In encouraging them to look beyond the lucid meaning of his plays, Brecht created his audience into “thinking human beings”. Ordinarily we would consider and take note of what is abnormal in a play, but for Brecht the normality’s stood out. This moved the audience to consider the “normality’s” of being human and ask why we are how we are. This notion of seeing beyond and above the basic feelings towards a play is known as Epic Theatre and with Mother Courage Brecht carries this off with style. Brecht demands critical consciousness from the audience when Mother Courage continues to carry her cart round and round the stage until the audience leaves. Why doesn’t she change her ways given that they have caused her to lose three children? Mother Courage learns nothing from her experiences of the thirty-year war; ignorantly continuing in her life of misplaced values and in this Brecht is exposing a basic, common human flaw.

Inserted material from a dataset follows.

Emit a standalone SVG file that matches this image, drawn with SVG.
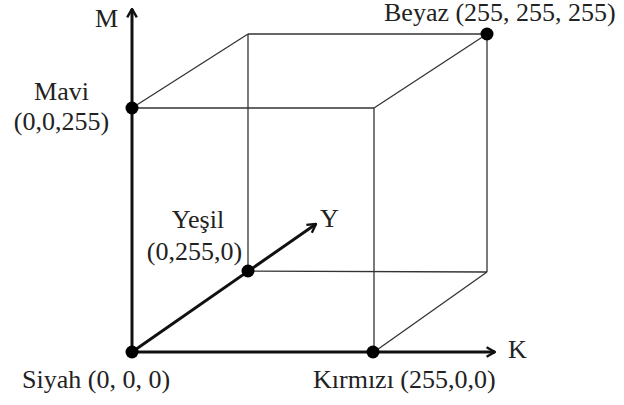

The fact that Brecht puts a summary of events at the beginning of each scene means that the audience already knows what’s going to happen. For some this makes the play boring and unexciting, as we already know what to expect as each scene unravels. However for others this simply reinforces Brecht’s point that what happens in the play is necessary, destined to happen and nothing will be done to change it, just as nothing will be done to change Mother Courage and nothing will be done to change us.
Posted by: hannah hassack | October 25, 2006 at 08:52 PM
‘What effect did the visit of Brecht's Berliner Ensemble to London in August and September 1956 have on the subsequent development of British theatre? Does Epic Theatre still have an influence today?’

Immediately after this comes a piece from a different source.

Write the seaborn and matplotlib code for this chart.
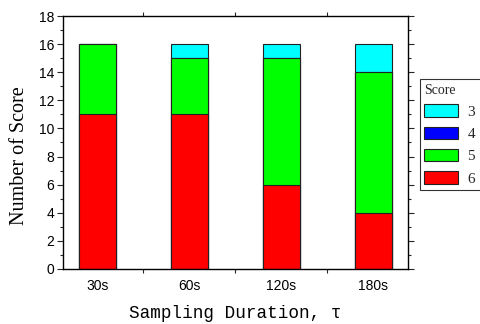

According to Professor Viv Gardner, the visit of Brecht had, ‘both directly and indirectly, an enormous impact … on a generation of directors and performers … hearing or knowing about Brecht’s works … it coincided with a period of increasing politicisation’. She states that ‘the theatre was ready for a change in dramaturgy’, and Brecht’s consequent introduction of the ‘didactic play’ certainly seems to have been catalytic in bringing about such a change. Brecht heralded a move of Theatre toward the discussion of what Bamber Gascoigne calls, in his Twentieth-Century Drama, ‘moral paradox’. Incorporating the instructive mode:
“Brecht states problems instead of offering solutions. Crying ‘Change the world, it needs it!’ he concentrates entirely on the world as it is – on why it should be changed, not how.”
It could be said that Brecht’s Ensemble brought about a sea change, moving the medium of the Play to the aspired and lofty realm of ‘social change’ rather than what might be termed empathetic entertainment. Central to Brecht’s particular means of communication was his implementation of ‘Alienation’. To quote the man himself:
“…the actor has to discard whatever means he has learned of persuading the audience to identify itself with the characters which he plays ... His way of speaking has to be free from ecclesiastical singsong and from all those cadences which lull the spectator so that the sense gets lost.”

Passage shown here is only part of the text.